You can see I obtained a few windows for free and the rest for a great price at the Rebuilding Center. Love that place! The claw foot tub was free as well, it had been sitting in my dad’s back yard for 15 years. My dad built the loft ladder from salvaged wood he had lying around and a few long pieces of old fir we found in a friends free pile.
Next to the trailer cost, all the pine for the ceiling, loft walls, floors and cabinetry was my highest cost. I would have liked to have had the time before building to collect salvaged lumber for free or cheaper, but it just wan’t in the cards for me. I love the pine look- so it worked out, but I have to wonder how much money I could have saved in that area given the time to collect used materials. I have seen some really beautiful reclaimed wood walls in a few tinyhomes. Salvaged lumber has become popular and costly, but if you know where to look maybe you can still find it for free or at least a better deal than new pine.
This project might be the home I will live in for the rest of my life, but I still did my best to save pennies at every turn. Like a lot of people I have student loans to pay off and pay, among other bills. Part of building a tinyhouse is wanting to live simpler, with less stuff- but also wanting to have a lower cost of living. Whether you have debt or not owning and living in a tinyhouse promises that you can afford to travel more, relax more and hopefully work less. By working less I don’t mean being lazy! To me working less means having more time with family, friends and the community in general. Being able to garden and cook more, read books and work on projects.
Living in The Tiny Bathhouse is one of the most satisfying things I can imagine. To have built this home with my father and my community is truly gratifying. Thank you so much to the all the people that came to help over the build- especially in the last few months of chaos: Alex Blackmore, Kenny Bravoso, Seth Walton, Stephanie Lacy and Alex Fitch. Huge thanks to my landlord for letting me park at his house and live close to all my lovely housemates. Thanks to my lovely housemates for letting me use the toilet in the big stationary house!
If you would like to learn more about The Tiny Bathhouse or talk tinyhomes you can reach me at firstname.lastname@example.org. I am happy to share more of my resources with you in an informational packet for a base fee of $30 + $20 an hour for any consulting you might need. I am available for phone and in person for consulting. I would like to offer quarterly workshops at my tinyhouse. If you are interested in attending a 4-hour workshop on a weekend this winter 2015 please get in touch!
It’s been 6 months since I updated here! It all happened under the pressure of needing to move into the tinyhouse by May 1st, 2014. But it wasn’t done or close enough to it. So I moved into it unfinished and kept working on it while living in it. What a crazy time! Somewhere in the span of the last 6 months I finally figured out a name – The Tiny Bathhouse. The claw foot tub is a dream come true and one of the main features of the house.
We tried to complete all the major projects before moving. My dad sprayed all the wood work with clear matte finish. He set up a spray room upstairs in his garage.
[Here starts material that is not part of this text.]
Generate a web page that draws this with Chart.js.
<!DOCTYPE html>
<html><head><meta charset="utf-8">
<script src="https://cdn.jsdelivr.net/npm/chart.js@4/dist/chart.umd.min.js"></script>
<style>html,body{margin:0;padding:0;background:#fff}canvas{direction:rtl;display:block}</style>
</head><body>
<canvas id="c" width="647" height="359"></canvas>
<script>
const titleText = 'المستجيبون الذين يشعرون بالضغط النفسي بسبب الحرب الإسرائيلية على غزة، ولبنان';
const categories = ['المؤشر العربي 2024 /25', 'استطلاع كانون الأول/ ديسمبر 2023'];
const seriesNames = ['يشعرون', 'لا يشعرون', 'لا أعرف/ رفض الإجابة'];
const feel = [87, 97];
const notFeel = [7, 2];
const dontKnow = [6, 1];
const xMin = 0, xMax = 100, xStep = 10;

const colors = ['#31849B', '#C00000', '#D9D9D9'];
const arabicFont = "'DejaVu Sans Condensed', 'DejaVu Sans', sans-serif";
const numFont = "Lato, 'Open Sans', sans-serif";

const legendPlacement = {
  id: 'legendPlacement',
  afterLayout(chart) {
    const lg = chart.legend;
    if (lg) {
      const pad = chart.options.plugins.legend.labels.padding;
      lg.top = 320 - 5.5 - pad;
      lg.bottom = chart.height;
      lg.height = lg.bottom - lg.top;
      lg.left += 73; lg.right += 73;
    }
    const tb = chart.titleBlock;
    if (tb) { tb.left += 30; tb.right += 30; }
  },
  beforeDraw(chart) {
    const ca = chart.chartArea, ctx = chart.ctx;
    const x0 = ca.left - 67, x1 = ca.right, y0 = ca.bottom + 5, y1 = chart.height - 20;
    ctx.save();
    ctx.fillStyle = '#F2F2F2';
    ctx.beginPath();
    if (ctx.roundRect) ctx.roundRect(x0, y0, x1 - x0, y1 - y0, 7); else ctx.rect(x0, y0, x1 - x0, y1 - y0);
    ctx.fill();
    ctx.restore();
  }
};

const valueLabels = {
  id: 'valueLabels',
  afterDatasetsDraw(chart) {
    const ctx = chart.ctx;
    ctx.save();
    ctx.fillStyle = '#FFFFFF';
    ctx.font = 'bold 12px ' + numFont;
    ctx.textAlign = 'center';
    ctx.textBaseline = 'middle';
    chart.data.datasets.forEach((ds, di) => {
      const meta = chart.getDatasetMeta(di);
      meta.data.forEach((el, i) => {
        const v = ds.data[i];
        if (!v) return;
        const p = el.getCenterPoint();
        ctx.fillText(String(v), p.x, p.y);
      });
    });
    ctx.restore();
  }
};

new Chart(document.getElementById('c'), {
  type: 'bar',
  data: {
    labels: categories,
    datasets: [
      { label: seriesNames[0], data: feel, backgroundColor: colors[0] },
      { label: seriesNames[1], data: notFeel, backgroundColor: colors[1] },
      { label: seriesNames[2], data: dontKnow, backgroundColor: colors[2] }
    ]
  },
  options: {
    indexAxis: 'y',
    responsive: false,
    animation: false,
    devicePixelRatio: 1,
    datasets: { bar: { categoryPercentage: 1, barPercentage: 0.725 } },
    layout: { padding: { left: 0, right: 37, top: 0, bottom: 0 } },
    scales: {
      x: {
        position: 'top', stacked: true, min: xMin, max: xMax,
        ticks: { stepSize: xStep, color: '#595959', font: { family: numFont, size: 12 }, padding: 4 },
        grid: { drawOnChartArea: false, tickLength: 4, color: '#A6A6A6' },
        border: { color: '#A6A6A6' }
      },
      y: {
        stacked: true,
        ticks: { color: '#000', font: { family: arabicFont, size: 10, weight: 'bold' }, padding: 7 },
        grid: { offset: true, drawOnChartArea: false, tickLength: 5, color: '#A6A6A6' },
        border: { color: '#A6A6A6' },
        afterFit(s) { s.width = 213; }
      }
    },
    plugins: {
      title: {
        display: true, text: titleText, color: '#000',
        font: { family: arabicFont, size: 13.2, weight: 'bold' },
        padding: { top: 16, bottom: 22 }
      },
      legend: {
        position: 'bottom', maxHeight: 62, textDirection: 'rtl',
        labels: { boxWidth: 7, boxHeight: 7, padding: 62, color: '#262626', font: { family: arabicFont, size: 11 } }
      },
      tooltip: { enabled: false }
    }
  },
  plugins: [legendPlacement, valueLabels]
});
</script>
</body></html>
I brushed and rolled the exterior siding with Penofin- huge thanks to help from Kenny Bravoso! It only took me forever to build the angle shelf under the ladder, but it was worth all the frustration and do-overs! Finally the day arrived and we moved the The Tiny Bathhouse. I will spare you the details of the Uhaul disaster and just say my dad called a friend who I paid for use of his big truck. And we did it, we actually moved it and nothing bad happened. I’d say one of the scariest things to a tinyhouser is moving your house for the first time after you just build the whole thing. What if it just falls apart going down the road? What if all my sheet rock cracks and I have to redo it? What if my claw foot tub slides around and puts huge dents in all my woodwork? But it was all fine.
My first few weeks in the The Tiny Bathhouse I was on a mission to finish all of it quick. I know how long projects can go untouched if you leave them for too long. I worked on finishing touches in the kitchen- accessories and hardware. There was a lot of plumbing and venting for the tankless propane water heater that required my dad’s knowledge and skills. Despite wanting to get everything finished the first few nights sleeping in the tinyhouse were incredibly satisfying. More pictures of the finished interior and cost break down coming soon!
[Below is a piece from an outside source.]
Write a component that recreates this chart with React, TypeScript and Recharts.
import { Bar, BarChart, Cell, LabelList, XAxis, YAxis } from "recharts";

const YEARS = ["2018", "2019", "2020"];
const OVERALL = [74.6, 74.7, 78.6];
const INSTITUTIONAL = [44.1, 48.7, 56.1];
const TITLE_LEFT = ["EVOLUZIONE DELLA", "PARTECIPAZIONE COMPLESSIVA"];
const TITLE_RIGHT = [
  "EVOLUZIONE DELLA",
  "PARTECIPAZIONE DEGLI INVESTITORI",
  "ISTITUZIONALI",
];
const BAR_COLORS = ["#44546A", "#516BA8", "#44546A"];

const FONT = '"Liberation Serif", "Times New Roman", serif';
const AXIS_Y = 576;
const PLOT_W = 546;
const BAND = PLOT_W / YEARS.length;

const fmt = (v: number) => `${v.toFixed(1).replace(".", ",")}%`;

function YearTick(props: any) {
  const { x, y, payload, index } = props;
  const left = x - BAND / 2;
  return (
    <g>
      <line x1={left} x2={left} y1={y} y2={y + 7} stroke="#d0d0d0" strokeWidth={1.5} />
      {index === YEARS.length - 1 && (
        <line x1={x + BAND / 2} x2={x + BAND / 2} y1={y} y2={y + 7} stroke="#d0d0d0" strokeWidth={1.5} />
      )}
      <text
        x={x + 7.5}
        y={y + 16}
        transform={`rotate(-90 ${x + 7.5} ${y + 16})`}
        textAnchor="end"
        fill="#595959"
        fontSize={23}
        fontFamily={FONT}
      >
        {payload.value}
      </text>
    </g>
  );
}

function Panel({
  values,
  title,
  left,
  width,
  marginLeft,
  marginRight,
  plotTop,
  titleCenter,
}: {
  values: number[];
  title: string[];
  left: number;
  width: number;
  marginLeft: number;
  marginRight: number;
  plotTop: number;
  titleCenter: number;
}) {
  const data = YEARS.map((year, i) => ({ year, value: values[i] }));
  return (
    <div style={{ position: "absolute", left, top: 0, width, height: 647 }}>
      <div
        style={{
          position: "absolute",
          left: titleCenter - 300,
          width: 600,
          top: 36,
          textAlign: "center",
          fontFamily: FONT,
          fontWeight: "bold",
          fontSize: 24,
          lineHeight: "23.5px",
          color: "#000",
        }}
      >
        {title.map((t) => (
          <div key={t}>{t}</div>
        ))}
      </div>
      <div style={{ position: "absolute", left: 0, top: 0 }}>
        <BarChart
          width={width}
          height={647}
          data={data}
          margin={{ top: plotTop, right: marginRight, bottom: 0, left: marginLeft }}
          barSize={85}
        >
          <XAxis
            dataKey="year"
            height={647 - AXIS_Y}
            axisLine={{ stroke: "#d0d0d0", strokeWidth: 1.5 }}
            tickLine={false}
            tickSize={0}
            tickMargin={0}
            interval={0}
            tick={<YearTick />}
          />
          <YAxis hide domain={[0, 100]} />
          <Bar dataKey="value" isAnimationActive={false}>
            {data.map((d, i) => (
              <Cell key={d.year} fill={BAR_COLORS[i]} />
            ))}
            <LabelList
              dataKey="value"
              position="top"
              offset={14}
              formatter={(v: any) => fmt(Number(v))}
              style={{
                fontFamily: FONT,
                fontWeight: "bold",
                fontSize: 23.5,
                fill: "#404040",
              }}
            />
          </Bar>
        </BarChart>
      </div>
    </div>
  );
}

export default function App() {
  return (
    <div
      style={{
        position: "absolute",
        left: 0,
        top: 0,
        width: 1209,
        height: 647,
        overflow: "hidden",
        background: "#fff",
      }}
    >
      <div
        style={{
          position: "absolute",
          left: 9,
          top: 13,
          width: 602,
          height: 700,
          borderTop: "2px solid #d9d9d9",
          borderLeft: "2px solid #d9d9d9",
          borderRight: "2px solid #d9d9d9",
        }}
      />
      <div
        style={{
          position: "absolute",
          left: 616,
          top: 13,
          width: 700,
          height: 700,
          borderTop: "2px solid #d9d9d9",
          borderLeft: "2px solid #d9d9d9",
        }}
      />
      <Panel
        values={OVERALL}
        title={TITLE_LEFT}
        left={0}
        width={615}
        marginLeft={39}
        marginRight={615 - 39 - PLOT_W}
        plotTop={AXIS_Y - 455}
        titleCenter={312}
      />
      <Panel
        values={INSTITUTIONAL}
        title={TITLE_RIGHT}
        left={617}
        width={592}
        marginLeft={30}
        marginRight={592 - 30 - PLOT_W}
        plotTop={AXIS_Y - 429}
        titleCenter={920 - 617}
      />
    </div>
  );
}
It’s been far too long wince my last update! We’ve been working like crazy on the interior wood, pressing under a deadline to finish by May 1st, 2014. The reason being that the property where I currently live in the little Aloha trailer is going on the market in June. I’m hoping to find a place to plant the tiny house and ground down with some good strong roots. Granted I never thought it would take quite this long to build a tiny house, but when you’re working full-time and building on the weekends that’s kinda how it goes. You can’t anticipate for three weeks off here with a neck injury and three weeks off there because the whole family got the flu at different times. Timelines change. But now we’re hauling. And hoping. And sanding like crazy. All this pine.
We’ve been working inside for most of the winter, but there was one warm sunny weekend that allowed us to get some exterior window and door trim on. We used the same salvaged cedar from the boat house that was meant for building a skull boat. You can see in the above photo the tiny cedar trim around the windows and doors and some of the battens are up on the left side. Eventually I will power wash and paint or finish the plywood siding.
The pine for the floors, walls, ceiling and shelves came from Shurway and Mr. Plywood. The brackets for all but the large kitchen shelves are hand made. The triangle bracket used for the kitchen shelves are 7 1/8 birch brackets from Ikea that cost $3.00 a piece. This is the only thing I have purchased from Ikea for the cabin so far!
We built the kitchen cabinet frames out of finished plywood. The drawers came from the Rebuilding Center. We will replace the drawer fronts with pine and make the cabinet doors from pine as well. Pictures of that soon to come!